О том, что накануне в Петербург приехала Евпраксия Николаевна Вревская, Пушкин узнал от мадемуазель Хилевской, недавно прибывшей из Тригорского. Утром 17 января, в воскресенье, она передала Пушкину традиционный подарок от П.А.Осиповой - банку крыжовенного варенья – и короткое сопроводительное письмо. На последней странице этого письма поэт записал петербургский адрес тригорской знакомой:
8 линия Вревской[400].
Встречу с ней он отложил на завтра.
Вероятно, в этот день у него была договоренность с Жуковским посетить мастерскую Карла Брюллова.
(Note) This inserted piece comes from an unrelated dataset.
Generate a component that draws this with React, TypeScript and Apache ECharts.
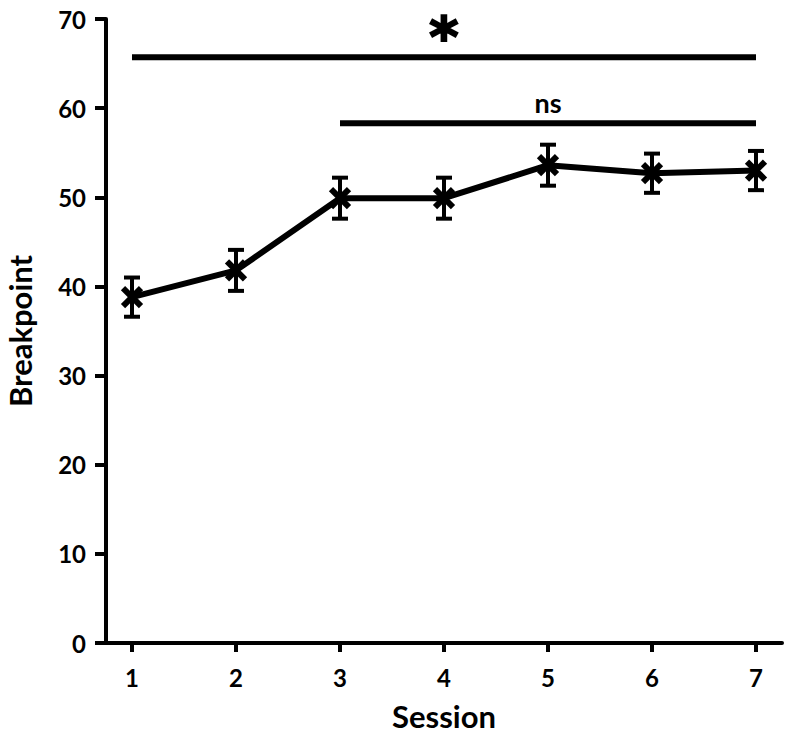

Об этом событии позднее вспоминал один из учеников художника А.Н.Мокрицкий:
Весело было смотреть, как они любовались и восхищались его дивными акварельными рисунками, но когда он показал им недавно оконченный рисунок: «Съезд на бал к австрийскому посланнику в Смирне», то восторг их выразился криком и смехом. ...Пушкин не мог расстаться с этим рисунком, хохотал до слез и просил Брюллова подарить ему это сокровище, но рисунок принадлежал уже княгине Салтыковой, и Карл Петрович, уверяя его, что не может отдать, обещал нарисовать ему другой. Пушкин был безутешен: он с рисунком в руках стал перед Брюлловым на колени и начал умолять его: «Отдай, голубчик! Ведь другого ты не нарисуешь для меня, отдай мне этот». Не отдал Брюллов рисунка, а обещал нарисовать другой[401].
Конец дня Пушкин и его семейство провели у средней дочери Карамзина. Тургенев записал в дневнике:
на вечер к княгине Мещерской, где Пушкины, Люцероде, Вяземский[402].
Утром 18 января, в понедельник, поэт первым делом отправился навестить Е.Н. Вревскую. После его посещения, Зизи - так звали баронессу в дружеском кругу - написала мужу:
Вчера я была очень удивлена появлением Пушкина, который пришел меня повидать, как только узнал о моем приезде[403].
Удивление вызвало не то, что поэт посетил свою тригорскую подругу, а поспешность, с которой он это сделал. Объяснение лежало на поверхности. Именно, в эти дни Пушкина особенно занимала судьба Михайловского. Он с нетерпением ждал ответ Осиповой на предложение перекупить угодья и спешил узнать последние новости от ее дочери. Подобное предложение он делал и самим Вревским, и они ответили ему согласием:
Он меня очень благодарил за твое намерение купить Мих(айловское). Он мне признался, что он ничего другого не желал, как чтобы мы стали владельцами этого имения. Он хотел нам продать свою часть[404].
Все складывались удачно для Пушкина - появилась реальная возможность покинуть Петербург. Ни о каких слухах, распространившихся в провинции и угрожающих репутации поэта, способных, по мнению Вяземского, испортить настроение Пушкина, речи, конечно, не велось. Это видно и по характеру разговора, описанного Зизи – в нем главное место отводилось воспоминаниям о родных и знакомых, и вообще - не трудно предположить, что, зная впечатлительность поэта, Вревская просто не могла говорить ему неприятные вещи.
Но радостное настроение сопровождало Пушкина недолго. Вечером того же дня его вместе с женой пригласили к саксонскому посланнику Люцероде на прием, устроенный в честь молодоженов Геккернов. Отказаться было невозможно, поскольку хозяин благоволил поэту и не числился в сотрудниках Дантеса. Он лишь выполнял свою дипломатическую роль, оказывая знаки внимания коллеге - приемному отцу кавалергарда. Но для поэта эта была пытка - очередной раз видеть, как свет восторгается сомнительной парой. Тут бы друзьям окружить Пушкина вниманием и отвлечь от мрачных мыслей!
Но Вяземский, большую часть вечера провел в другом месте - около своей «Незабудки» (Мусиной-Пушкиной) в доме ее свояченицы, и заглянул к Люцероде в полночь, заметив, что «Вечер был довольно обычный, народу было мало».
Наталью Николаевну он обошел стороной. А вот прелестям ее соперницы посвятил роскошное описание:
бледная, молчаливая, напоминающая не то букет белых лилий, не то пучок лунных лучей, отражающихся в зеркале прозрачных вод.
Не правда ли красиво! А ведь писал женатый человек, отец семейства, склонный к морализаторству и пространным рассуждениям о нравственности.
Пушкин в подобной ситуации, прекрасно понимая искушающую силу женской красоты, писал:
Нет, нет, не должен я, не смею, не могу
Волнениям любви безумно предаваться.